The European Board of Neonatal & Child Health Research (EBNCHR), formerly known as the European Board of Neonatology (EBN), serves as the policy-focused branch of the ESPR.

As a representative organisation, the EBNCHR includes one delegate from each EU National Neonatal Society or, where such a society does not exist, from a Perinatal or Paediatric Society within the respective country.

The EBNCHR fulfills four core responsibilities within the ESPR:

- Advocating for the society's interests at the European political level;
- Periodically reviewing and updating the European Training Requirements (ETR) in Neonatology;
- Promoting the full implementation of the ETR Neonatology across EU member states;
- Encouraging international collaboration in research.

Policy initiatives are carried out by the EBNCHR’s dedicated Research Funding Working Group.
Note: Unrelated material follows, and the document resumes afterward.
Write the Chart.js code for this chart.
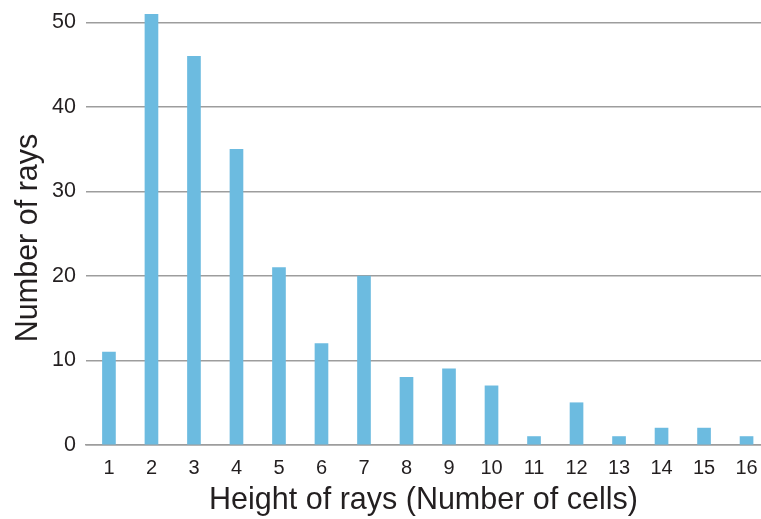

This team, composed of ESPR members and external experts, provides leadership in shaping child health research policies.

== Pediatric Research ==
The official journal of the American Pediatric Society (APS), the Society for Pediatric Research (SPR), and the ESPR, Pediatric Research features a wide range of content. It publishes original translational research articles, invited reviews, and commentaries that explore the causes and treatments of childhood diseases and developmental disorders, spanning topics from basic science to epidemiology and quality improvement.

== The Annual Conferences: jENS & CEPAS ==
The ESPR hosts two biennial international meetings:

- The joint European Neonatal Societies Congress (jENS): The ESPR's neonatal conference organised together with the Union of European Neonatal and Perinatal Societies (UENPS) and the European Foundation for the Care of Newborn Infants (EFCNI).
- The Congress of European Paediatric Academic Societies (CEPAS): The ESPR's new paediatric conference and the successor of EAPS, organised jointly with the European Academy of Paediatrics (EAP).

== Membership requirements ==
Membership to the ESPR is available to any professional who:

- Aligns with the society's mission and goals.
- Has made at least one scientific contribution (such as a presentation or poster) at one of the society's annual meetings.